* **Records for the exercise**
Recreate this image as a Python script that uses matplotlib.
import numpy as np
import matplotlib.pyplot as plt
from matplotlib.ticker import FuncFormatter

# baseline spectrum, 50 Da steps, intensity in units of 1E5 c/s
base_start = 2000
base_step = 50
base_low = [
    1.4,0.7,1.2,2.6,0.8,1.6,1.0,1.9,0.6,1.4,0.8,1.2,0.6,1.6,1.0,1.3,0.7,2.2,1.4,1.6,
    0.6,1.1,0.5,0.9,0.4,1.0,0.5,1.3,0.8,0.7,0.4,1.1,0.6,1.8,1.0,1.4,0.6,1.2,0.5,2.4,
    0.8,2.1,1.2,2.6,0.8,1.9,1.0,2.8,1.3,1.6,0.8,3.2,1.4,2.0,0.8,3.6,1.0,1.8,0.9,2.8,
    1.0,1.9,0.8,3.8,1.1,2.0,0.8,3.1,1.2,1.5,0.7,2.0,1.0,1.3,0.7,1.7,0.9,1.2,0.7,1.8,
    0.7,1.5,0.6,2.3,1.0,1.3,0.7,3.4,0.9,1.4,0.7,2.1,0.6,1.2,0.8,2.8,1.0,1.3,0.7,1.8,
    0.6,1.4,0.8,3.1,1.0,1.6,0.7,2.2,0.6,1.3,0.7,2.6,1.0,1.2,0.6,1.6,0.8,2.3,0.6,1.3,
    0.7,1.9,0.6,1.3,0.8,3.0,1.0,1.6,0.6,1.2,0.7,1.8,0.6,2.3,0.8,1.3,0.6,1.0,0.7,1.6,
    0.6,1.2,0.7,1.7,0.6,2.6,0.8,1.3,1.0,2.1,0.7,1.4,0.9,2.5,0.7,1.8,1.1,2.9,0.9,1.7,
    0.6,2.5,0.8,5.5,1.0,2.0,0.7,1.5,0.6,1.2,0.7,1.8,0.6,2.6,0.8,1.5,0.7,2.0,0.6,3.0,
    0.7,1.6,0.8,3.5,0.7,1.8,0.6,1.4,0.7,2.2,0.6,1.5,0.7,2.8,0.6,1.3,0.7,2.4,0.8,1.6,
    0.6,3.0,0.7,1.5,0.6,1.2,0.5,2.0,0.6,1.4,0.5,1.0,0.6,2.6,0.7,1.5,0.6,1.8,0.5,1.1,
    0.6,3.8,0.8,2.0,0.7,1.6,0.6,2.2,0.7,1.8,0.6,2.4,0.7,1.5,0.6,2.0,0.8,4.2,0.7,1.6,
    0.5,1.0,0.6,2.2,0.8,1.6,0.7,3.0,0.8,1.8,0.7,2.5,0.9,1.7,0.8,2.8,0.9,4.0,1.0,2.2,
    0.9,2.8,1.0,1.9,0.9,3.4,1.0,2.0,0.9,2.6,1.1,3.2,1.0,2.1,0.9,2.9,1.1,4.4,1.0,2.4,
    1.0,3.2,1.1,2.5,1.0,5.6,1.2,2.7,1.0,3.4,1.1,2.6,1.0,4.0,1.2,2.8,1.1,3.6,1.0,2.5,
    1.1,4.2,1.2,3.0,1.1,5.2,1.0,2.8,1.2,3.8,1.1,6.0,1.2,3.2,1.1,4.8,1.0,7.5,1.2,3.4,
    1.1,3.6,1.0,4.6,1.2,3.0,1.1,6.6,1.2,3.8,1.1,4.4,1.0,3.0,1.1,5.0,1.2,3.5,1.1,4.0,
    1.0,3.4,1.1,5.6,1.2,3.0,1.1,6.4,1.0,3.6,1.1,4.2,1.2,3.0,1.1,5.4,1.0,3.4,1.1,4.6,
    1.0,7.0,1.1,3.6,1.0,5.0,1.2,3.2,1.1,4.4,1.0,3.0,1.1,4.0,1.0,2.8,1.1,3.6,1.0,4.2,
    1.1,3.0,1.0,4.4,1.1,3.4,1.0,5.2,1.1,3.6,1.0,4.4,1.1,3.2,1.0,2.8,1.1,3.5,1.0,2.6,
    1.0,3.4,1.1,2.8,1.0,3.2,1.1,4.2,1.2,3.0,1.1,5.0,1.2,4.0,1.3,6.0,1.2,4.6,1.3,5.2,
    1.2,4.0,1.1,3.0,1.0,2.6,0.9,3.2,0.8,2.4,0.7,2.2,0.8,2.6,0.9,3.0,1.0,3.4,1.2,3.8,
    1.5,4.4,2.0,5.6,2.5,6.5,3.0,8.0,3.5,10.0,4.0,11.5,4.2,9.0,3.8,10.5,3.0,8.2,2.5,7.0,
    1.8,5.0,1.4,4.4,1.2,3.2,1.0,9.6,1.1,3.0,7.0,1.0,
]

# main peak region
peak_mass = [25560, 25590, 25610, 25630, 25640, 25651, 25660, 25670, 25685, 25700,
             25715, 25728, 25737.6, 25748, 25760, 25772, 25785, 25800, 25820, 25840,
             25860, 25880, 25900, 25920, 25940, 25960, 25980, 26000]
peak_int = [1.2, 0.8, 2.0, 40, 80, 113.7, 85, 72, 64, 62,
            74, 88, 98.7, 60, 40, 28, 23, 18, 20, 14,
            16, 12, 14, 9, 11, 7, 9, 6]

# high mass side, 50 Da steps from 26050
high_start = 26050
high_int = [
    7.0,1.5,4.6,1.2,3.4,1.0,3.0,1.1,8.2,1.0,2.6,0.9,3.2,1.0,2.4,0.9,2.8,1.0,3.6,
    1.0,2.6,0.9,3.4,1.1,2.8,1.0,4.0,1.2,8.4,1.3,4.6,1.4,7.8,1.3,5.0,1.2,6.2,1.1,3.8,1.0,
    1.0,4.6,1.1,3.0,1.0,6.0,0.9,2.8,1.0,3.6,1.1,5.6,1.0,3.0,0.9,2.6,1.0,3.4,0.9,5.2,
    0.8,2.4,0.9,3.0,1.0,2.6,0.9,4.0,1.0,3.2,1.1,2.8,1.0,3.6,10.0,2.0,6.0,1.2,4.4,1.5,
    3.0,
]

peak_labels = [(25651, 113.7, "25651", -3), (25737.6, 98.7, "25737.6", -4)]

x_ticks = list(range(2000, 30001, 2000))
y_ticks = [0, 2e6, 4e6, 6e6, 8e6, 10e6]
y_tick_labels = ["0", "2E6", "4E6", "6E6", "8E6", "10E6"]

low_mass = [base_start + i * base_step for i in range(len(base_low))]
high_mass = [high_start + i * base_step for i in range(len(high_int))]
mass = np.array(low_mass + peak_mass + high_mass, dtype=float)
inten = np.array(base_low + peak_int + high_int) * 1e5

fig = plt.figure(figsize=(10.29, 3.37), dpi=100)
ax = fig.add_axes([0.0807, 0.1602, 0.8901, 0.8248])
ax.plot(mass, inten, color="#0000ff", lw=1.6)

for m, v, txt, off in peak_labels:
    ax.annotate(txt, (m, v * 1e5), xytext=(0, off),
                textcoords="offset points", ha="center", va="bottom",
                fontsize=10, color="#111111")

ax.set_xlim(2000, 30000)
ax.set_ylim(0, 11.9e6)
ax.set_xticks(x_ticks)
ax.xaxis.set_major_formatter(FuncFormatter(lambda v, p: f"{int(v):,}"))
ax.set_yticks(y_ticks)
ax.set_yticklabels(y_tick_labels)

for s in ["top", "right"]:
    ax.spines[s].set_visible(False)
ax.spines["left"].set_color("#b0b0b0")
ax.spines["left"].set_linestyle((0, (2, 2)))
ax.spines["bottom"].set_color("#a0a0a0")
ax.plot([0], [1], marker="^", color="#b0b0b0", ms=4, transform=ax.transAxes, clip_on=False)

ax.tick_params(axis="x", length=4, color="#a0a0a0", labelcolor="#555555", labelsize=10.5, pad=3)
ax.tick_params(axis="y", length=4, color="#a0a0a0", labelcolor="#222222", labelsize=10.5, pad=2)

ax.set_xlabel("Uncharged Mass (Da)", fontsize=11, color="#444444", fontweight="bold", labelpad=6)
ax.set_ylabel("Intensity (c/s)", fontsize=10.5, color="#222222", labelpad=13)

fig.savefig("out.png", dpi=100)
---
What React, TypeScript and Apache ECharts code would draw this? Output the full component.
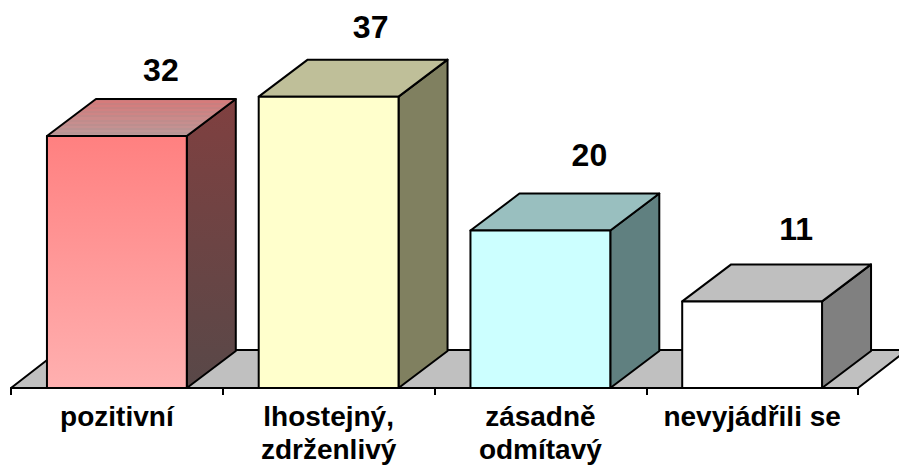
---
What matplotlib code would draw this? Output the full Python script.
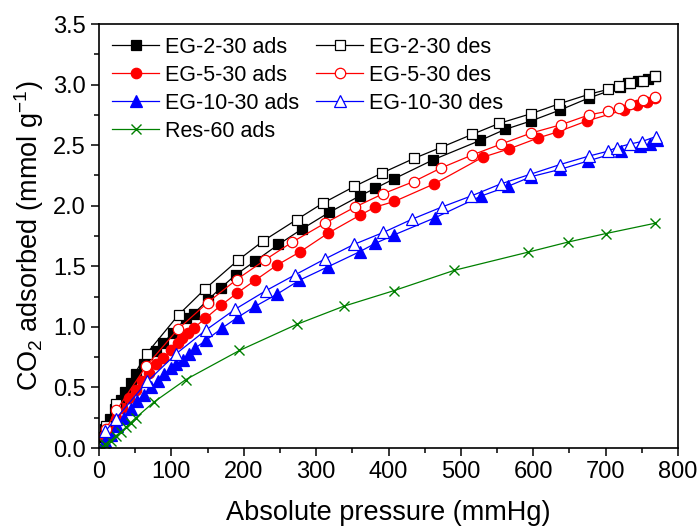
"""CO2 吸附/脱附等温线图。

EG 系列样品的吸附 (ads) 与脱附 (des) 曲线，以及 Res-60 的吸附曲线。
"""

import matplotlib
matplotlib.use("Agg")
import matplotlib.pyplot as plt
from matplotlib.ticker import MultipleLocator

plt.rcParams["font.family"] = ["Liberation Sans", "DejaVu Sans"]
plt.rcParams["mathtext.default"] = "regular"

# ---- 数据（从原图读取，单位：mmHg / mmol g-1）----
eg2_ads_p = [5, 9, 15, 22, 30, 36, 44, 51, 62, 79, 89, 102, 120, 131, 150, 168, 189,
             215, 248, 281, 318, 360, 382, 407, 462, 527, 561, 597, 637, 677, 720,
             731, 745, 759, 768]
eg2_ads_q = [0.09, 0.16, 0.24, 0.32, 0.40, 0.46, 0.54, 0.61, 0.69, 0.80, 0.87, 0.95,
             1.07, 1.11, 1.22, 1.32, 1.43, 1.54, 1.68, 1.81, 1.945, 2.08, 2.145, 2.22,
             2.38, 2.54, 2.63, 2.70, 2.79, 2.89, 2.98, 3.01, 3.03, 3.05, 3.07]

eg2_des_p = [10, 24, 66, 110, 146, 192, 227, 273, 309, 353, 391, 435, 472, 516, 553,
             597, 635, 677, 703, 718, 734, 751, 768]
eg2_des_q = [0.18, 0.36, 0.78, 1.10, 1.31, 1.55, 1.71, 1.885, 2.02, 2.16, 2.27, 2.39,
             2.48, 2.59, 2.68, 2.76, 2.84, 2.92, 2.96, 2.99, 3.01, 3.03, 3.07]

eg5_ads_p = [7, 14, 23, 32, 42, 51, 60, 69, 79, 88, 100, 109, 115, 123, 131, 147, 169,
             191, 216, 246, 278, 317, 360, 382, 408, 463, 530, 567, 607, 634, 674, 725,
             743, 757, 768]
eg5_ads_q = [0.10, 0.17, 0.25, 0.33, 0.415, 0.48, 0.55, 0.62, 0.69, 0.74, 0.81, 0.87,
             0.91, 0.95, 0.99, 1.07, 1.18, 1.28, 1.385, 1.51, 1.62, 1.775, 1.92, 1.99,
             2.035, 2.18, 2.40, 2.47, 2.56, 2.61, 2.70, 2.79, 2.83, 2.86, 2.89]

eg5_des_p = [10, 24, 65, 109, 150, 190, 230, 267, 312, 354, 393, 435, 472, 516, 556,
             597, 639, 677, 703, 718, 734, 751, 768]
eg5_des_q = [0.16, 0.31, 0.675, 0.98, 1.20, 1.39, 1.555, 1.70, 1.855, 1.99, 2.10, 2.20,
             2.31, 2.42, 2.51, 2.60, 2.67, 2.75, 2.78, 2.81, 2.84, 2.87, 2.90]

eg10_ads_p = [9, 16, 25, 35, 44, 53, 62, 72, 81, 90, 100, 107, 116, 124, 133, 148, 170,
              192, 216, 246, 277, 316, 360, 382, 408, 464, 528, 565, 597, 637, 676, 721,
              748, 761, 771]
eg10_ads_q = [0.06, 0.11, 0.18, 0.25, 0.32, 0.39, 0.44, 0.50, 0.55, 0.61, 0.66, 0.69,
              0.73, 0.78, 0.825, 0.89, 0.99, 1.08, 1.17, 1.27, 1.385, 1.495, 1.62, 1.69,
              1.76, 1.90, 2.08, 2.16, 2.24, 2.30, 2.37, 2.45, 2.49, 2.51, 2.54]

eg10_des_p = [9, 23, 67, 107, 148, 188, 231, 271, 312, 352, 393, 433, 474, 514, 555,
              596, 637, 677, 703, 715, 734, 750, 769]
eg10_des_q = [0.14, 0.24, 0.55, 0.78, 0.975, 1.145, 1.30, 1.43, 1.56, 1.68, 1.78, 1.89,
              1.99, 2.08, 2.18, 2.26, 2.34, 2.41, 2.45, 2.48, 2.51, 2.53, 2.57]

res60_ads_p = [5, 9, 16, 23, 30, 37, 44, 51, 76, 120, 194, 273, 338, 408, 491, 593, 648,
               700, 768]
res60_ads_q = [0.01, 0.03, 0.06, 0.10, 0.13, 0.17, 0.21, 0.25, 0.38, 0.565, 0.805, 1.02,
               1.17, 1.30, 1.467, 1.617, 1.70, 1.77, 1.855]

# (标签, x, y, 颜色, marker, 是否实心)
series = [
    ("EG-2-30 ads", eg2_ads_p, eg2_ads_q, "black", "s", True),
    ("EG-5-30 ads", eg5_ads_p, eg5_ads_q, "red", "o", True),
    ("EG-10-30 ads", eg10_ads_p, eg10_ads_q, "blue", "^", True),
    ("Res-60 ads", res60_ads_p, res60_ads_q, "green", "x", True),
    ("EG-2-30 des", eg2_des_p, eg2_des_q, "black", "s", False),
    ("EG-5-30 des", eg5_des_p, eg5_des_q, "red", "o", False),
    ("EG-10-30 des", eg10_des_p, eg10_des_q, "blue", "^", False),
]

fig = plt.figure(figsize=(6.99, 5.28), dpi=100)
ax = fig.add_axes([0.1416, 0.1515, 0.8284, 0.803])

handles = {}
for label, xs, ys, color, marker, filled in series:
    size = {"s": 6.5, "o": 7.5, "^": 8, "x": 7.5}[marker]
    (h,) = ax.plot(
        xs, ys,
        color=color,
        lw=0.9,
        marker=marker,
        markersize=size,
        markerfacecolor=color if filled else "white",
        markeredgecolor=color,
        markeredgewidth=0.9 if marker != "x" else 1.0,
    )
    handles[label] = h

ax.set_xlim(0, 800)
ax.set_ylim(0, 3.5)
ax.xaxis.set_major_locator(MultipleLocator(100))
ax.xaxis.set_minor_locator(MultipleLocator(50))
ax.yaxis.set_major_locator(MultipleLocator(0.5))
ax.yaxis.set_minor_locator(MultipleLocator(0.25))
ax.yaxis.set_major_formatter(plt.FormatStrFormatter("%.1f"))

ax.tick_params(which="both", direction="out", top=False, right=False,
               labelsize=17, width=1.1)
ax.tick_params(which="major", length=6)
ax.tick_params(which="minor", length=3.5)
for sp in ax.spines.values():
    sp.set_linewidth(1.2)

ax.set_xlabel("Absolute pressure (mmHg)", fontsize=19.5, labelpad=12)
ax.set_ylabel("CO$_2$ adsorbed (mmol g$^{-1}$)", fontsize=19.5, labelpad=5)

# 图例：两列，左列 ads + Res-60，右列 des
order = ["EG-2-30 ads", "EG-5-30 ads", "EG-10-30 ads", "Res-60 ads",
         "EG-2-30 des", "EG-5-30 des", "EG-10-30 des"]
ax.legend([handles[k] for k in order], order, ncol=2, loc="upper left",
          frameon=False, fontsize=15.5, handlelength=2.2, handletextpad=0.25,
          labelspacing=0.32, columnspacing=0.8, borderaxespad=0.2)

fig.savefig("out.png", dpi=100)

* **Your objective**
Make an exact transcription of the lines from the line with "Recreate this image" through the line with "from matplotlib.ticker import FuncFormatter", inclusive, omitting all others.

* **Finished answer**
Recreate this image as a Python script that uses matplotlib.
import numpy as np
import matplotlib.pyplot as plt
from matplotlib.ticker import FuncFormatter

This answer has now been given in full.